Matt Tiabbi from 10/2/08(?huh?) issue of 'The Rolling Stone' seems to capture some of the basics:

"The great insight of the Palin VP choice is that huge chunks of American voters no longer even demand that their candidates actually have policy positions; they simply consume them as media entertainment, rooting for or against them according to the reflective prejudices of their demographic, as they would for a reality-show contestants or sitcom characters. Hicks root for hicks, moms for moms, born-agains for born-agains. Sure, there was politics in the Palin speech but it was all either silly lies or merely incidental fluffery buttressing the theatrical performance.

...

"Democracy doesn’t require a whole lot of work of its citizens, but it requires some: It requires taking a good look outside once in awhile, and considering the bad news and what it might mean, and making the occasional tough choice, and soberly taking stock of what your real interests are."
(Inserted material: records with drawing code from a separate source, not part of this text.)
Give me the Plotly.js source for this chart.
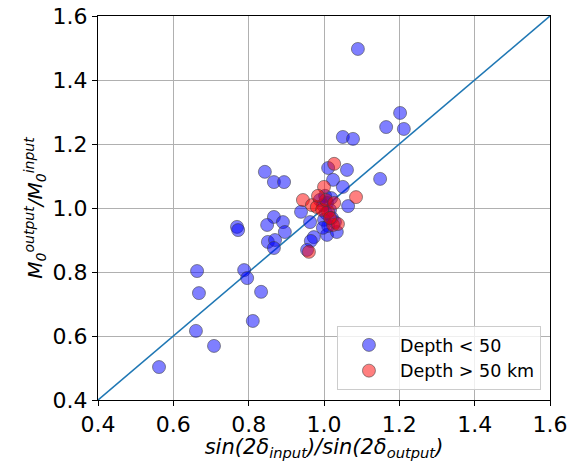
<!DOCTYPE html>
<html>
<head>
<meta charset="utf-8">
<script src="https://cdn.plot.ly/plotly-3.0.1.min.js"></script>
<style>html,body{margin:0;padding:0;background:#fff;}#chart{width:579px;height:461px;}</style>
</head>
<body>
<div id="chart"></div>
<script>
// Depth < 50 (blue)
const shallowX = [1.090,1.202,1.165,1.212,1.050,1.077,1.149,1.011,1.061,1.024,1.050,1.064,
  0.843,0.867,0.894,0.769,0.772,0.867,0.849,0.891,0.896,0.851,0.870,0.867,0.939,0.963,0.973,0.965,0.955,
  1.008,1.034,0.788,0.796,0.663,0.668,0.833,0.811,0.660,0.708,0.562,
  1.003,1.008,1.019,0.997,1.005,1.016,1.000,1.011,0.997,1.021,1.029,0.989];
const shallowY = [1.497,1.297,1.253,1.247,1.222,1.216,1.091,1.125,1.119,1.088,1.066,1.006,
  1.113,1.081,1.081,0.941,0.931,0.972,0.947,0.956,0.925,0.894,0.900,0.875,0.988,0.956,0.909,0.897,0.869,
  0.916,0.925,0.806,0.781,0.803,0.734,0.738,0.647,0.616,0.569,0.503,
  1.038,1.016,1.031,1.009,0.984,0.994,0.963,0.944,0.938,0.969,0.956,1.025];
// Depth > 50 km (red)
const deepX = [1.027,1.000,1.085,0.944,0.968,0.981,0.960,1.024,1.037,1.011,0.995,1.016,1.005,1.027,0.984];
const deepY = [1.138,1.066,1.034,1.025,1.009,1.003,0.863,0.947,0.950,0.988,0.994,0.969,1.025,1.016,1.038];
const lineX = [0.4, 1.6];
const lineY = [0.4, 1.6];
const tickVals = [0.4,0.6,0.8,1.0,1.2,1.4,1.6];

const mk = (c) => ({size: 13, color: c, line: {color: 'rgba(60,60,60,0.55)', width: 1}});
const traces = [
  {x: lineX, y: lineY, mode: 'lines', line: {color: '#1f77b4', width: 1.6}, showlegend: false, hoverinfo: 'skip'},
  {x: shallowX, y: shallowY, mode: 'markers', name: 'Depth < 50', marker: mk('rgba(0,0,255,0.5)')},
  {x: deepX, y: deepY, mode: 'markers', name: 'Depth > 50 km', marker: mk('rgba(255,0,0,0.5)')}
];
const ax = {
  range: [0.4, 1.6], tickvals: tickVals, tickformat: '.1f',
  showgrid: true, gridcolor: '#b0b0b0', gridwidth: 1, zeroline: false,
  showline: true, linecolor: '#000', linewidth: 1, mirror: true,
  ticks: 'outside', ticklen: 5, tickcolor: '#000',
  tickfont: {family: 'DejaVu Sans', size: 22, color: '#000'}
};
const layout = {
  width: 579, height: 461,
  margin: {l: 98, r: 29, t: 16, b: 61},
  paper_bgcolor: '#fff', plot_bgcolor: '#fff',
  xaxis: Object.assign({}, ax, {title: {text: '<i>sin(2δ<sub>input</sub>)/sin(2δ<sub>output</sub>)</i>', font: {family: 'DejaVu Sans', size: 21, color: '#000'}, standoff: 6}}),
  yaxis: Object.assign({}, ax, {title: {text: '<i>M<sub>0</sub><sup>output</sup>/M<sub>0</sub><sup>input</sup></i>', font: {family: 'DejaVu Sans', size: 20, color: '#000'}, standoff: 4}}),
  legend: {x: 0.98, y: 0.026, xanchor: 'right', yanchor: 'bottom', bgcolor: 'rgba(255,255,255,0.8)', bordercolor: '#cccccc', borderwidth: 1,
    font: {family: 'DejaVu Sans', size: 17.5, color: '#000'}, itemwidth: 52, tracegroupgap: 4},
  showlegend: true
};
Plotly.newPlot('chart', traces, layout, {displayModeBar: false, staticPlot: true});
</script>
</body>
</html>
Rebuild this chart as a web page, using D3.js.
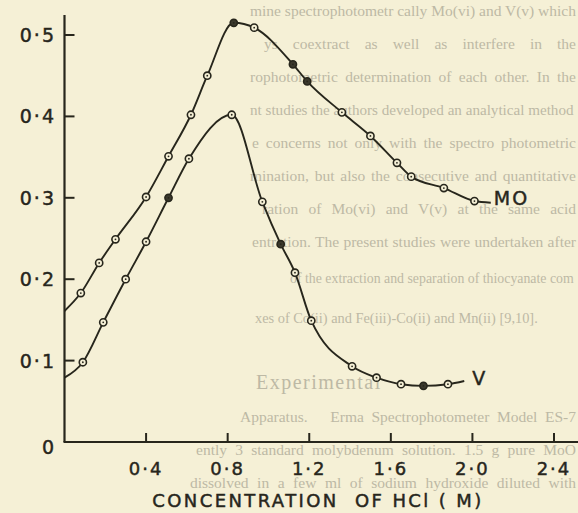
<!DOCTYPE html>
<html>
<head>
<meta charset="utf-8">
<script src="https://cdn.jsdelivr.net/npm/d3@7"></script>
<style>
  html, body { margin: 0; padding: 0; background: #f5f0d6; }
  svg { display: block; }
</style>
</head>
<body>
<svg id="chart" width="578" height="513"></svg>
<script>
// ---------------- data ----------------
const moX = [0.08, 0.17, 0.25, 0.40, 0.51, 0.62, 0.70, 0.83, 0.93, 1.12, 1.19, 1.36, 1.50, 1.63, 1.70, 1.86, 2.01];
const moY = [0.183, 0.220, 0.249, 0.301, 0.351, 0.402, 0.450, 0.515, 0.509, 0.464, 0.443, 0.405, 0.376, 0.343, 0.326, 0.312, 0.296];
const moFilled = [0, 0, 0, 0, 0, 0, 0, 1, 0, 1, 1, 0, 0, 0, 0, 0, 0];
const moLineStart = [0, 0.161];
const moLineEnd = [2.09, 0.294];

const vX = [0.09, 0.19, 0.30, 0.40, 0.51, 0.61, 0.82, 0.97, 1.06, 1.13, 1.21, 1.41, 1.53, 1.65, 1.76, 1.88];
const vY = [0.098, 0.147, 0.200, 0.246, 0.300, 0.348, 0.402, 0.295, 0.243, 0.208, 0.149, 0.093, 0.079, 0.071, 0.069, 0.071];
const vFilled = [0, 0, 0, 0, 1, 0, 0, 0, 1, 0, 0, 0, 0, 0, 1, 0];
const vLineStart = [0, 0.079];
const vLineEnd = [1.96, 0.075];

const seriesNames = ["MO", "V"];
const xTicks = [0.4, 0.8, 1.2, 1.6, 2.0, 2.4];
const xTickLabels = ["0·4", "0·8", "1·2", "1·6", "2·0", "2·4"];
const yTicks = [0, 0.1, 0.2, 0.3, 0.4, 0.5];
const yTickLabels = ["0", "0·1", "0·2", "0·3", "0·4", "0·5"];
const xTitle = "CONCENTRATION  OF HCl ( M)";

// faint show-through text of the scanned page
const ghostLines = [
  "mine spectrophotometr cally Mo(vi) and V(v) which",
  "ys coextract as well as interfere in the",
  "rophotometric determination of each other. In the",
  "nt studies the authors developed an analytical method",
  "e concerns not only with the spectro photometric",
  "mination, but also the consecutive and quantitative",
  "ration of Mo(vi) and V(v) at the same acid",
  "entration. The present studies were undertaken after",
  "of the extraction and separation of thiocyanate com",
  "xes of Co(ii) and Fe(iii)-Co(ii) and Mn(ii) [9,10].",
  "Experimental",
  "Apparatus.   Erma Spectrophotometer Model ES-7",
  "ently 3 standard molybdenum solution. 1.5 g pure MoO",
  "dissolved in a few ml of sodium hydroxide diluted with"
];
const ghostRow = [0, 1, 2, 3, 4, 5, 6, 7, 8.1, 9.3, 11.3, 12.3, 13.3, 14.3];
const ghostStart = [250, 264, 250, 250, 252, 250, 262, 252, 290, 255, 256, 240, 196, 190];
const ghostEnd = [576, 576, 576, 576, 576, 576, 576, 576, 576, 540, 396, 576, 576, 576];

// ---------------- drawing ----------------
const svg = d3.select("#chart");
const ink = "#27261c";

const x = d3.scaleLinear().domain([0, 2.4]).range([64.5, 554]);
const y = d3.scaleLinear().domain([0, 0.5]).range([442, 35]);

// ghost text: justified rows of one size; shrink only if a row is too long
const ghostSize = 15.5;
svg.append("g")
  .selectAll("text")
  .data(ghostLines)
  .join("text")
  .attr("x", (d, i) => ghostStart[i])
  .attr("y", (d, i) => 16 + ghostRow[i] * 33)
  .attr("font-family", "Liberation Serif, serif")
  .attr("font-size", ghostSize)
  .attr("fill", "#bdb9a5")
  .style("white-space", "pre")
  .text(d => d)
  .each(function (d, i) {
    const target = ghostEnd[i] - ghostStart[i];
    const natural = this.getComputedTextLength();
    const spaces = (d.match(/ /g) || []).length;
    if (natural > target) {
      this.setAttribute("font-size", ghostSize * target / natural - 0.1);
    } else if (spaces > 0) {
      this.setAttribute("word-spacing", (target - natural) / spaces);
    } else {
      const fs = Math.min(20, ghostSize * target / natural);
      this.setAttribute("font-size", fs);
      this.setAttribute("letter-spacing", 1.5);
    }
  });

// axes
const g = svg.append("g");
g.append("line")
  .attr("x1", x(0)).attr("x2", x(0))
  .attr("y1", y(0)).attr("y2", 15)
  .attr("stroke", ink).attr("stroke-width", 2.2);
g.append("line")
  .attr("x1", x(0) - 1).attr("x2", 578)
  .attr("y1", y(0)).attr("y2", y(0))
  .attr("stroke", ink).attr("stroke-width", 2.2);

const labelStyle = sel => sel
  .attr("font-family", "DejaVu Sans, sans-serif")
  .attr("fill", ink)
  .attr("stroke", ink)
  .attr("stroke-width", 0.45);

// y ticks & labels
g.selectAll(".yt").data(yTicks.filter(t => t > 0)).join("line")
  .attr("x1", x(0)).attr("x2", x(0) + 10)
  .attr("y1", d => y(d)).attr("y2", d => y(d))
  .attr("stroke", ink).attr("stroke-width", 2);
g.selectAll(".yl").data(yTicks).join("text")
  .attr("x", 56)
  .attr("y", d => y(d) + (d === 0 ? 12 : 7))
  .attr("text-anchor", "end")
  .attr("font-size", 19)
  .attr("letter-spacing", 2)
  .call(labelStyle)
  .text((d, i) => yTickLabels[i]);

// x ticks & labels
g.selectAll(".xt").data(xTicks).join("line")
  .attr("x1", d => x(d)).attr("x2", d => x(d))
  .attr("y1", y(0)).attr("y2", y(0) - 9)
  .attr("stroke", ink).attr("stroke-width", 2);
g.selectAll(".xl").data(xTicks).join("text")
  .attr("x", d => x(d))
  .attr("y", 475)
  .attr("text-anchor", "middle")
  .attr("font-size", 18)
  .attr("letter-spacing", 2)
  .call(labelStyle)
  .text((d, i) => xTickLabels[i]);

g.append("text")
  .attr("x", 318).attr("y", 507)
  .attr("text-anchor", "middle")
  .attr("font-size", 18)
  .attr("letter-spacing", 2.4)
  .call(labelStyle)
  .style("white-space", "pre")
  .text(xTitle);

// curves
const line = d3.line().x(d => x(d[0])).y(d => y(d[1])).curve(d3.curveMonotoneX);

function drawSeries(xs, ys, filled, start, end, name, labelDx, labelDy) {
  const pts = [start].concat(xs.map((v, i) => [v, ys[i]])).concat([end]);
  svg.append("path")
    .datum(pts)
    .attr("d", line)
    .attr("fill", "none")
    .attr("stroke", ink)
    .attr("stroke-width", 1.9);
  svg.append("g").selectAll("circle")
    .data(xs.map((v, i) => ({ x: v, y: ys[i], f: filled[i] })))
    .join("circle")
    .attr("cx", d => x(d.x))
    .attr("cy", d => y(d.y))
    .attr("r", 3.6)
    .attr("fill", d => d.f ? "#3a382c" : "#f5f0d6")
    .attr("stroke", ink)
    .attr("stroke-width", 1.6);
  svg.append("g").selectAll("circle")
    .data(xs.map((v, i) => ({ x: v, y: ys[i] })))
    .join("circle")
    .attr("cx", d => x(d.x))
    .attr("cy", d => y(d.y))
    .attr("r", 0.9)
    .attr("fill", ink);
  svg.append("text")
    .attr("x", x(end[0]) + labelDx)
    .attr("y", y(end[1]) + labelDy)
    .attr("font-size", 19)
    .attr("letter-spacing", 2)
    .call(labelStyle)
    .text(name);
}

drawSeries(moX, moY, moFilled, moLineStart, moLineEnd, seriesNames[0], 3, 2);
drawSeries(vX, vY, vFilled, vLineStart, vLineEnd, seriesNames[1], 8, 4);
</script>
</body>
</html>
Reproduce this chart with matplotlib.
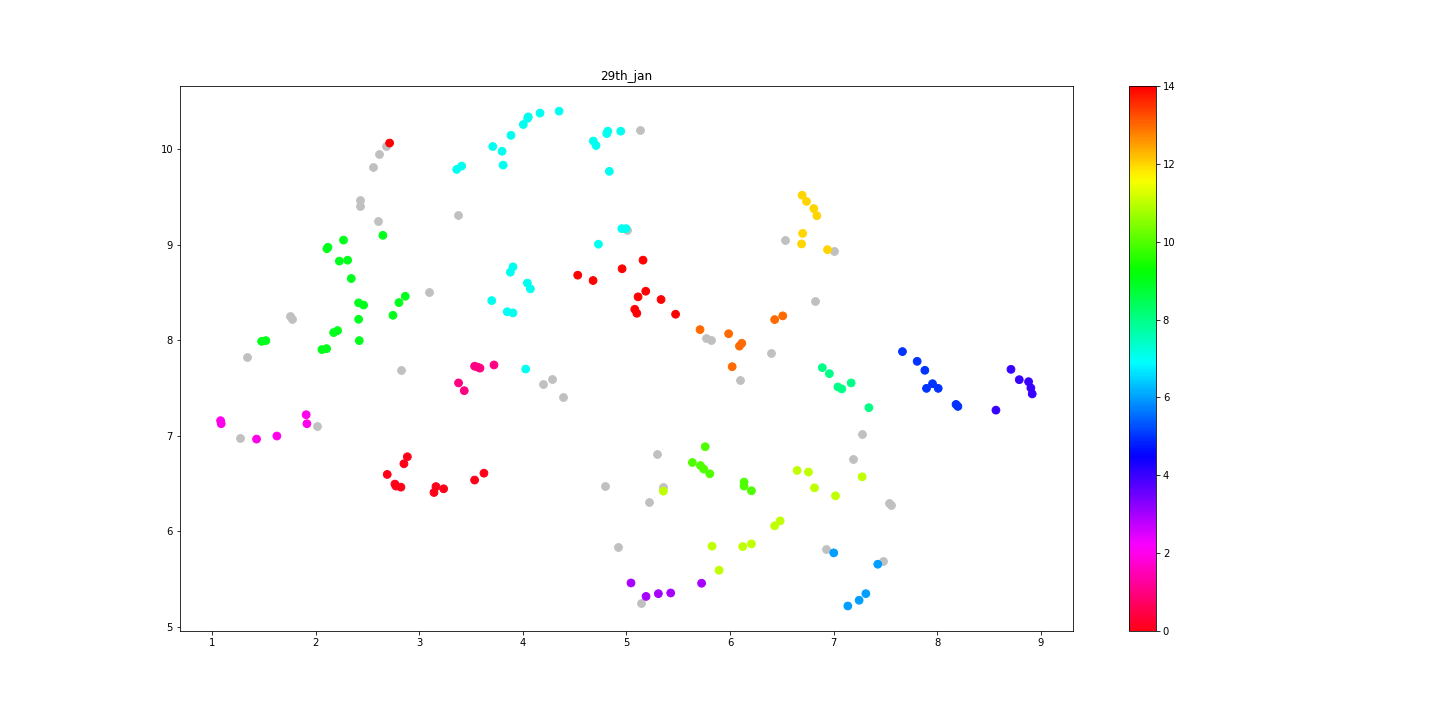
import matplotlib
matplotlib.use("Agg")
import matplotlib.pyplot as plt
import numpy as np

title = "29th_jan"

# Noise points (unclustered, drawn in grey)
noise_x = [2.68, 2.615, 2.557, 2.43, 2.43, 3.37, 2.605, 5.134, 5.01, 6.525, 7.0,
           3.097, 1.756, 1.775, 1.341, 2.828, 2.017, 1.273,
           5.77, 5.82, 6.39, 6.10, 4.285, 4.198, 4.39, 6.823, 7.268,
           5.29, 4.797, 5.353, 5.221, 4.922, 5.144,
           7.19, 7.535, 7.557, 6.93, 7.48]
noise_y = [10.04, 9.955, 9.82, 9.465, 9.41, 9.31, 9.245, 10.205, 9.16, 9.055, 8.94,
           8.51, 8.253, 8.225, 7.827, 7.69, 7.104, 6.978,
           8.03, 8.005, 7.869, 7.586, 7.596, 7.544, 7.41, 8.414, 7.02,
           6.81, 6.475, 6.467, 6.307, 5.835, 5.248,
           6.758, 6.297, 6.276, 5.814, 5.69]

# Clustered points
pts_x = [
    # label 0
    2.886, 2.853, 2.692, 2.766, 2.776, 2.824, 3.162, 3.143, 3.236, 3.535, 3.625,
    # label 1
    3.535, 3.565, 3.38, 3.435, 3.587, 3.722,
    # label 2
    1.084, 1.09, 1.91, 1.917, 1.431, 1.627,
    # label 3
    5.044, 5.725, 5.189, 5.308, 5.427,
    # label 4
    8.565, 8.71, 8.79, 8.88, 8.902, 8.915,
    # label 5
    7.663, 7.805, 7.879, 7.953, 7.895, 8.008, 8.18, 8.198,
    # label 6
    7.0, 7.425, 7.31, 7.245, 7.136,
    # label 7
    3.362, 3.41, 3.71, 3.80, 3.81, 3.886, 4.005, 4.047, 4.053, 4.166, 4.35,
    4.68, 4.707, 4.81, 4.82, 4.945, 4.835, 4.955, 4.996, 4.73,
    3.905, 3.88, 4.044, 4.073, 3.70, 3.85, 3.905, 4.028,
    # label 8
    6.89, 6.958, 7.04, 7.078, 7.168, 7.339,
    # label 9
    2.65, 2.27, 2.11, 2.12, 2.23, 2.31, 2.345, 2.866, 2.805, 2.416, 2.464,
    2.747, 2.416, 2.175, 2.213, 1.48, 1.521, 2.422, 2.062, 2.107,
    # label 10
    5.76, 5.636, 5.714, 5.746, 5.804, 6.135, 6.135, 6.206,
    # label 11
    5.356, 6.43, 6.483, 5.826, 6.122, 6.206, 5.894,
    6.647, 6.756, 7.274, 6.814, 7.017,
    # label 12
    6.695, 6.737, 6.808, 6.837, 6.70, 6.69, 6.94,
    # label 13
    5.71, 5.986, 6.09, 6.113, 6.43, 6.508, 6.02,
    # label 14
    2.715, 4.53, 4.678, 4.958, 5.16, 5.186, 5.112, 5.334, 5.08, 5.10, 5.474,
]
pts_y = [
    6.782, 6.709, 6.597, 6.496, 6.475, 6.464, 6.47, 6.408, 6.447, 6.538, 6.61,
    7.73, 7.72, 7.555, 7.474, 7.71, 7.743,
    7.16, 7.128, 7.222, 7.128, 6.967, 6.999,
    5.461, 5.458, 5.32, 5.349, 5.356,
    7.27, 7.697, 7.589, 7.568, 7.502, 7.44,
    7.883, 7.781, 7.687, 7.547, 7.498, 7.498, 7.33, 7.309,
    5.776, 5.657, 5.349, 5.28, 5.22,
    9.79, 9.825, 10.03, 9.98, 9.835, 10.147, 10.26, 10.325, 10.34, 10.38, 10.40,
    10.087, 10.04, 10.165, 10.19, 10.19, 9.77, 9.17, 9.17, 9.007,
    8.77, 8.714, 8.60, 8.54, 8.417, 8.30, 8.288, 7.70,
    7.715, 7.652, 7.513, 7.492, 7.555, 7.296,
    9.10, 9.05, 8.96, 8.975, 8.83, 8.84, 8.648, 8.462, 8.396, 8.393, 8.37,
    8.263, 8.221, 8.082, 8.103, 7.99, 7.998, 7.998, 7.904, 7.914,
    6.887, 6.722, 6.69, 6.653, 6.604, 6.517, 6.475, 6.426,
    6.422, 6.059, 6.111, 5.846, 5.842, 5.87, 5.594,
    6.639, 6.622, 6.572, 6.457, 6.373,
    9.52, 9.455, 9.38, 9.305, 9.12, 9.01, 8.95,
    8.113, 8.07, 7.94, 7.97, 8.218, 8.257, 7.725,
    10.066, 8.683, 8.627, 8.75, 8.84, 8.515, 8.456, 8.428, 8.326, 8.284, 8.274,
]
group_labels = list(range(15))
group_sizes = [11, 6, 6, 5, 6, 8, 5, 28, 6, 20, 8, 12, 7, 7, 11]

labels = np.repeat(group_labels, group_sizes)

fig = plt.figure(figsize=(20, 10), dpi=72)
fig.subplots_adjust(bottom=0.124)
ax = fig.add_subplot(111)
ax.scatter(noise_x, noise_y, c="silver", s=60)
sc = ax.scatter(pts_x, pts_y, c=labels, cmap="hsv_r", vmin=0, vmax=14, s=60)
ax.set_title(title)
fig.colorbar(sc, ax=ax)
fig.savefig("out.png", dpi=72)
"This is a very different thing from shopping, which involves passively letting sitcoms melt your brain all day long and then jumping straight into the TV screen to buy a southern Style Chicken Sandwich because the slob singing “I’m Lovin’ It!” during the commercial break looks just like you. The joy of being a consumer is that it doesn’t require thought, responsibility, self-awareness or shame: All you have to do is obey the first urge that gurgles up from your stomach. And then obey the next. And the next. And the next."